▸ **ENTRIES**
<<<<

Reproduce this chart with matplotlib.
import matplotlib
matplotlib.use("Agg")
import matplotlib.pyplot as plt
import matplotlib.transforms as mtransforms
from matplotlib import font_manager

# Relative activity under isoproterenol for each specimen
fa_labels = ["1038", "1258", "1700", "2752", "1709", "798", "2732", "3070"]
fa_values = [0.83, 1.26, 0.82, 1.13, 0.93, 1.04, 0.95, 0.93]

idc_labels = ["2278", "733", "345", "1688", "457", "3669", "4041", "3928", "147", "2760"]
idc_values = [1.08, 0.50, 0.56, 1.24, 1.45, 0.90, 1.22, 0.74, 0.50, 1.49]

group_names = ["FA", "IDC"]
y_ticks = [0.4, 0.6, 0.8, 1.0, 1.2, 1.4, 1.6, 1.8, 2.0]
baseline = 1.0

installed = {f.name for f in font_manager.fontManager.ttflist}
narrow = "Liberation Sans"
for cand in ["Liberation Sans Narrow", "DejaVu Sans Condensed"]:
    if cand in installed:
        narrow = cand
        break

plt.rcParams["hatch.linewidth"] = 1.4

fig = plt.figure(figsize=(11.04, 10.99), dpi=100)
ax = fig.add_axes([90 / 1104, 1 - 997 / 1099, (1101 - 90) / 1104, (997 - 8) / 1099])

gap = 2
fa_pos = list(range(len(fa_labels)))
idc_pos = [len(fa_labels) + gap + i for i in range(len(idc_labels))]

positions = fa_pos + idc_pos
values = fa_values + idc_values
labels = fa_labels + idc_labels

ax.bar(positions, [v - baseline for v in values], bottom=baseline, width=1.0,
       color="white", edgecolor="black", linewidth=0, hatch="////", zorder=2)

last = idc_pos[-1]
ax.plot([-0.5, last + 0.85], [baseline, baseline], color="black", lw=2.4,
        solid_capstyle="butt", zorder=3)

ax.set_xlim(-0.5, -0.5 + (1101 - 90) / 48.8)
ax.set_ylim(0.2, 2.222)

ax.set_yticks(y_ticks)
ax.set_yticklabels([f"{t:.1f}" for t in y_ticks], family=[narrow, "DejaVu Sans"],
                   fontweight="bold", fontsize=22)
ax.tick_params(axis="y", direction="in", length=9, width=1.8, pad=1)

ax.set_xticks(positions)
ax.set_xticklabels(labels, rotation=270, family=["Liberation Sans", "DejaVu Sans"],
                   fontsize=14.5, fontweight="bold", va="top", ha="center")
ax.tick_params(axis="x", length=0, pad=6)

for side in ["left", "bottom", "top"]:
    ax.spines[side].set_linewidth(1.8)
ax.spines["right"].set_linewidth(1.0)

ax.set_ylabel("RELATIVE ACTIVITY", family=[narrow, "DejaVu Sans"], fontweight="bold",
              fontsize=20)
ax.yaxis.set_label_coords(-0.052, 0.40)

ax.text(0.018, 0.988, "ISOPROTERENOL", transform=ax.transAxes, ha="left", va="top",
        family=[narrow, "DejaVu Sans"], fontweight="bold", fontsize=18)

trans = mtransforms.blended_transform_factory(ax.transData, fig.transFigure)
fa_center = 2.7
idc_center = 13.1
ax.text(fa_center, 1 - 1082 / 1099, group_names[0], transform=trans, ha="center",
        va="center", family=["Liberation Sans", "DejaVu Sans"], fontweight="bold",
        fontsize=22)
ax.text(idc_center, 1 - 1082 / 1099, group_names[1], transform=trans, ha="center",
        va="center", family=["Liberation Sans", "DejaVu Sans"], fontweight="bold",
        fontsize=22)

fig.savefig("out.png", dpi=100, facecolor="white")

>>>>
<<<<

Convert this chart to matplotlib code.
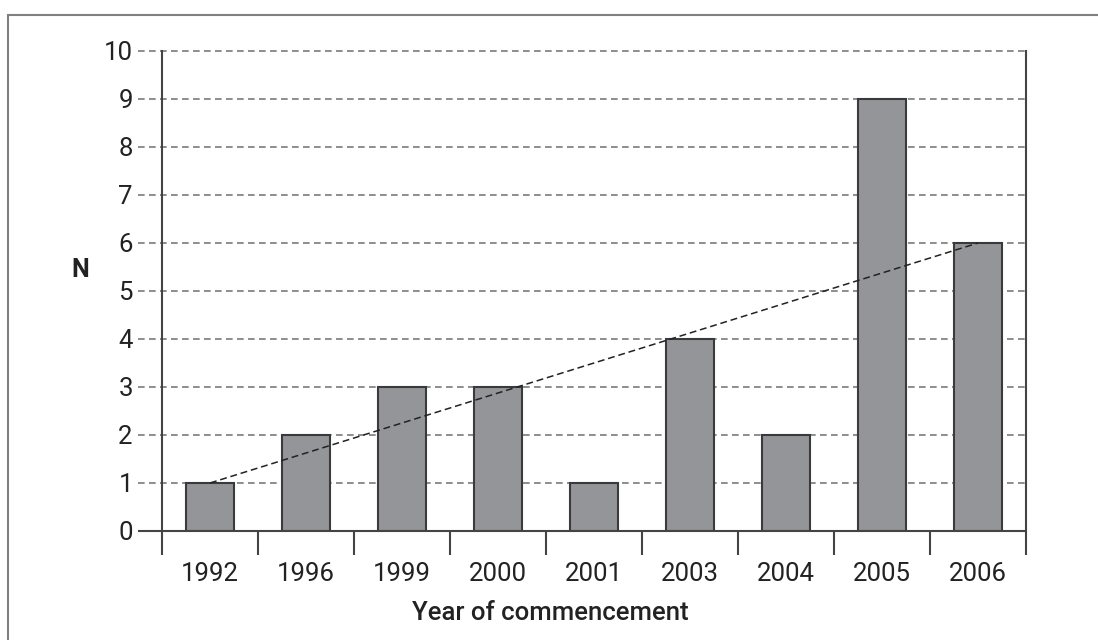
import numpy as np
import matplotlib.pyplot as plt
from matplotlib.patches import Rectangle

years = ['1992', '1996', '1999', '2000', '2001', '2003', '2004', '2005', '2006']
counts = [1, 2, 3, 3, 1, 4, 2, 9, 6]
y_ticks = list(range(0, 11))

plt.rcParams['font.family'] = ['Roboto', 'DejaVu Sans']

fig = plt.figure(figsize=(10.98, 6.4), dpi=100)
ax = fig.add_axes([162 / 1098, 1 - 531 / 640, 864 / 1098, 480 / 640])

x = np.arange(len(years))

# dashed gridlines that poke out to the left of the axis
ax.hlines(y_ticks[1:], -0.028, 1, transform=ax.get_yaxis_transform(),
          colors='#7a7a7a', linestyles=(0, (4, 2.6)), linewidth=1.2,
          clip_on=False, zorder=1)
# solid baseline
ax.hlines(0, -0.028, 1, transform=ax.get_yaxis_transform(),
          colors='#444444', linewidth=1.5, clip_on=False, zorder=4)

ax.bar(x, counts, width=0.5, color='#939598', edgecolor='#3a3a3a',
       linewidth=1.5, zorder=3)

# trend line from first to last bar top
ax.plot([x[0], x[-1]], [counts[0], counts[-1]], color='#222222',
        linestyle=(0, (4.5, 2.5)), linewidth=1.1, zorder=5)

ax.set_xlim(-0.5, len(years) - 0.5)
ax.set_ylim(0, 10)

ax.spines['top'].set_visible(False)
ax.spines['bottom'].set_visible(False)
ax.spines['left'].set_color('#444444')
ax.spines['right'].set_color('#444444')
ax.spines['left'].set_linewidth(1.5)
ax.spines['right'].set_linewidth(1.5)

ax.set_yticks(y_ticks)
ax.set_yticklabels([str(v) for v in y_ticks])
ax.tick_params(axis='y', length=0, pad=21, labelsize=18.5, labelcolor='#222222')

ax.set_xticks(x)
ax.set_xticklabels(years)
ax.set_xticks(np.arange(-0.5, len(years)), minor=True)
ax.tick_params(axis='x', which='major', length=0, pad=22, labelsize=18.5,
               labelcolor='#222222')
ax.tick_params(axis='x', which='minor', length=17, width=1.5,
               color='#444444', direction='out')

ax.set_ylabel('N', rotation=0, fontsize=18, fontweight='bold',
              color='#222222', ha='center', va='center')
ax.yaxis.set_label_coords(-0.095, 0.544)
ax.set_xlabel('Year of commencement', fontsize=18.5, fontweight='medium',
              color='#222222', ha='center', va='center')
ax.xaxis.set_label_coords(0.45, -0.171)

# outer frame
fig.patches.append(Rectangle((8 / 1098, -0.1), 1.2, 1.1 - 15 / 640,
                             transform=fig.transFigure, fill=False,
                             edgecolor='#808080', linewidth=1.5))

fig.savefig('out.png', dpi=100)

>>>>

▸ **WORK TO DO**
Keep the images out of the copy. Repeat word for word only the lines from the one containing "Convert this chart to matplotlib code." through the one containing "x = np.arange(len(years))", both ends included.

▸ **THE COMPLETED TASK**
Convert this chart to matplotlib code.
import numpy as np
import matplotlib.pyplot as plt
from matplotlib.patches import Rectangle

years = ['1992', '1996', '1999', '2000', '2001', '2003', '2004', '2005', '2006']
counts = [1, 2, 3, 3, 1, 4, 2, 9, 6]
y_ticks = list(range(0, 11))

plt.rcParams['font.family'] = ['Roboto', 'DejaVu Sans']

fig = plt.figure(figsize=(10.98, 6.4), dpi=100)
ax = fig.add_axes([162 / 1098, 1 - 531 / 640, 864 / 1098, 480 / 640])

x = np.arange(len(years))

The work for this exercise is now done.